In the biggest act of pensions tax simplification in many years, the Chancellor has today announced that the Lifetime Allowance will be abolished from April 2024 (with the Lifetime Allowance tax charge being removed from April 2023). He also announced an increase in the Annual Allowance from April 2023.
While the abolition of the lifetime allowance should make life easier for employers to retain experienced, highly skilled workers, particularly in the NHS, it creates uncertainty and complexity for many schemes and employers in the short term. Critically, pension providers and trustees also need to ensure that individuals who are preparing to access their benefits imminently are aware of this news, so that they do not face an unnecessary tax charge.
Changes to pensions taxation (and other pensions-related initiatives) were at the heart of today’s Budget, which is designed to promote economic growth. One of the key challenges the UK economy has faced since the pandemic is the high levels of economic inactivity, with 7 million people of working age (excluding students) not currently working, and a large number of vacancies, with around 1 million jobs currently unfilled.
In response to this, the Chancellor announced several measures which are designed to encourage more people into work and to promote retention, including the plan to abolish the Lifetime Allowance from April 2024. This is seen as necessary to remove a barrier to some experienced, highly skilled workers, particularly in the NHS, remaining in work.
The Chancellor also announced plans to increase the Annual Allowance from 6 April 2023.
The key details on these changes set out in the Budget and a related HMRC policy paper are that:
- The Lifetime Allowance charge will be removed from April 2023 before the Allowance is abolished entirely from April 2024.
- The maximum Pension Commencement Lump Sum for those without protections will be retained at 25% of the current LTA (£268,275) and will be frozen thereafter.
- The taxation of the LTA excess lump sum, serious ill-health lump sum (SIHLS), defined benefits lump sum death benefit (DBLSDB), and uncrystallised funds lump sum death benefit (UFLSDB) will change such that where they are currently subject to a 55% tax charge above the LTA, they will instead be taxed at an individual’s marginal rate.
- Legislation will be introduced in a future Finance Bill to remove the LTA from pensions tax legislation.
- The Annual Allowance will increase from £40,000 to £60,000 from 6 April 2023. Individuals will continue to be able to carry forward unused Annual Allowances from the 3 previous tax years.
- The Money Purchase Annual Allowance (MPAA) and the minimum Tapered Annual Allowance (TAA) will both be increased to £10,000 from 6 April 2023.
- The adjusted income threshold for the Tapered Annual Allowance will also be increased from £240,000 to £260,000 from 6 April 2023.
- To increase retention in the public sector, open and closed public service pension schemes for a given workforce will be considered linked for the purposes of calculating Annual Allowance charges, allowing members to offset any negative real growth for Annual Allowance purposes in legacy public service pension schemes against the Annual Allowance.
The abolition of the lifetime allowance may have significant implications for some pension schemes and employers.
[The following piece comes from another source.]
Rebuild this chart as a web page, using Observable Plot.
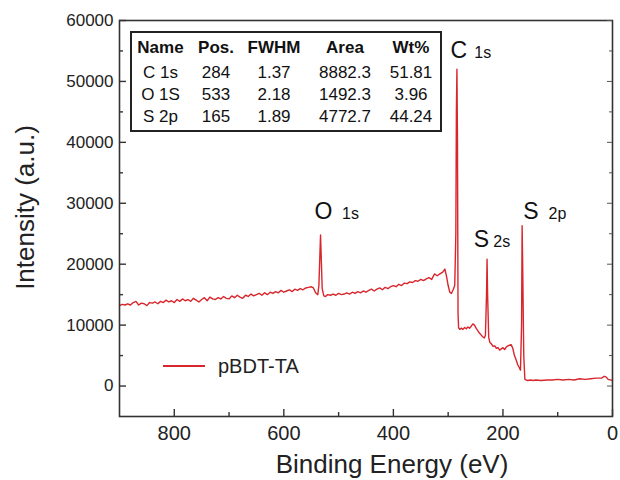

For example:
- trustees will need to review their scheme’s rules and consider how this will impact their scheme, particularly where benefit accrual is limited by reference to the Lifetime Allowance; and
- employers will need to review any arrangements they have put in place to mitigate the effect of the Lifetime Allowance (such as top-up arrangements or cash in lieu of pensions for individuals whose benefits exceed the Lifetime Allowance).
In the short-term, trustees and pension providers also need to ensure any individuals who have exceeded the lifetime allowance and who are preparing to access their pension benefits imminently are aware that they may be better waiting until after 6 April 2023.
Employers will also need to consider how the increase in the Annual Allowance, the MPAA and the TAA impact any arrangements they have in place to mitigate the effects of these allowances on their staff.
As well as announcing the headline changes to the lifetime and annual allowance, the Chancellor also announced the following further pensions-related measures:
- the Government plans to expand and improve the midlife MOT to support individuals with planning for later life across Great Britain;
- the Chancellor is looking at further steps that can be taken to unlock productive investment from DC schemes and will report back in the Autumn statement. In particular, the Government considers it to be “critical to unlock defined contribution (DC) pension fund investment into the UK’s innovative firms”; and
- The Government is challenging the LGPS in England and Wales to move further and faster on consolidating assets – a forthcoming consultation will propose LGPS funds transfer all listed assets into their pools by March 2025, and set direction for the future. This may include moving towards a smaller number of pools in excess of £50 billion to optimise benefits of scale. The Government will also consult on requiring LGPS funds to consider investment opportunities in illiquid assets such as venture and growth capital, thereby seeking to unlock some of the £364 billion of LGPS assets into long-term productive assets.